B.5.2. Dans cette interprétation, le délai de recours visé dans la disposition en cause prend cours le troisième jour ouvrable après l'envoi de la notification de la décision, sauf si le contrevenant prouve que le pli recommandé n'a été présenté à son domicile qu'ultérieurement.

Dans cette interprétation, la disposition en cause est compatible avec les articles 10 et 11 de la Constitution, lus en combinaison avec l'article 6, paragraphe 1, de la Convention européenne des droits de l'homme.

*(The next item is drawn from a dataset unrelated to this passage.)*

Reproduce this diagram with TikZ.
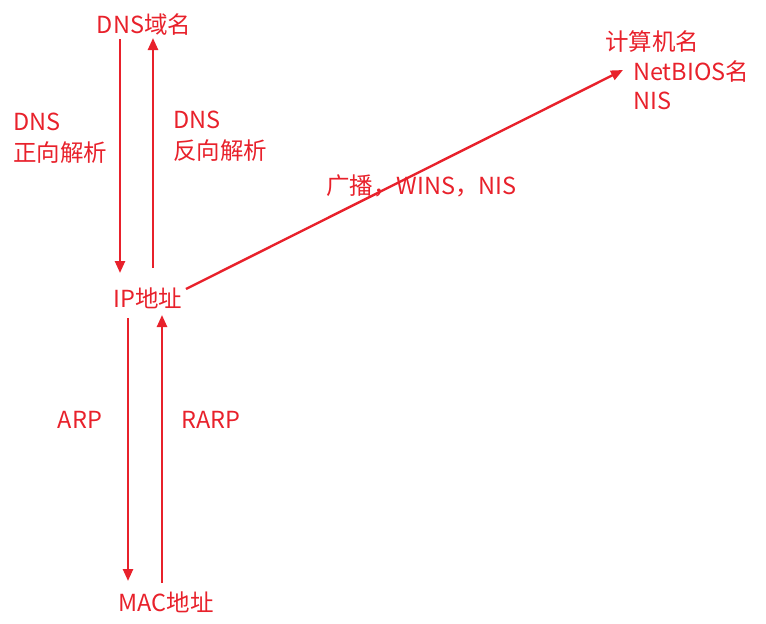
\documentclass[tikz,border=0pt]{standalone}
\usepackage{fontspec}
\setmainfont{Noto Sans CJK SC}
\usetikzlibrary{arrows.meta}
\definecolor{lred}{HTML}{E8212B}
\tikzset{
  lbl/.style={text=lred, font=\fontsize{23.5}{31}\selectfont, inner sep=0pt},
  arr/.style={draw=lred, line width=2.4pt, -{Triangle[length=12pt,width=10pt]}},
}
\begin{document}
\begin{tikzpicture}[x=1pt,y=-1pt]
\useasboundingbox (0,0) rectangle (766,624);
\node[lbl] (dns) at (144,25) {DNS域名};
\node[lbl] (ip) at (148,298) {IP地址};
\node[lbl] (mac) at (166,602) {MAC地址};
\node[lbl, anchor=west, align=left] (fwd) at (13,138) {DNS\\正向解析};
\node[lbl, anchor=west, align=left] (rev) at (173,136) {DNS\\反向解析};
\node[lbl] (arp) at (80,420) {ARP};
\node[lbl] (rarp) at (211,420) {RARP};
\node[lbl, anchor=west] (bc) at (326,186) {广播，WINS，NIS};
\node[lbl, anchor=west] (pc) at (605,42) {计算机名};
\node[lbl, anchor=west] (nb) at (633,72) {NetBIOS名};
\node[lbl, anchor=west] (nis) at (633,101) {NIS};
% connector end points
\coordinate (a1) at (120,39);
\coordinate (a2) at (120,273);
\coordinate (b1) at (153,268);
\coordinate (b2) at (153,38);
\coordinate (c1) at (128,318);
\coordinate (c2) at (128,581);
\coordinate (d1) at (162,583);
\coordinate (d2) at (162,315);
\coordinate (e1) at (186,289);
\coordinate (e2) at (623,70);
\draw[arr] (a1) -- (a2);
\draw[arr] (b1) -- (b2);
\draw[arr] (c1) -- (c2);
\draw[arr] (d1) -- (d2);
\draw[arr] (e1) -- (e2);
\end{tikzpicture}
\end{document}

Par ces motifs, la Cour dit pour droit : - L'article 17, § 5, du décret flamand du 30 avril 2004 « portant uniformisation des dispositions de contrôle, de sanction et pénales reprises dans la réglementation des matières de législation sociale qui relèvent de la compétence de la Communauté flamande et de la Région flamande » viole les articles 10 et 11 de la Constitution, lus en combinaison avec l'article 6, paragraphe 1, de la Convention européenne des droits de l'homme, dans l'interprétation selon laquelle le délai de recours qu'il prévoit prend cours le jour suivant l'expédition de la notification de la décision. - La même disposition ne viole pas les articles 10 et 11 de la Constitution, lus en combinaison avec l'article 6, paragraphe 1, de la Convention européenne des droits de l'homme, dans l'interprétation selon laquelle ce délai de recours prend cours le troisième jour ouvrable suivant l'envoi de la notification de la décision, sauf si le contrevenant prouve que le pli recommandé n'a été présenté à son domicile qu'ultérieurement.

Ainsi rendu en langue néerlandaise et en langue française, conformément à l'article 65 de la loi spéciale du 6 janvier 1989 sur la Cour constitutionnelle, le 12 mai 2022.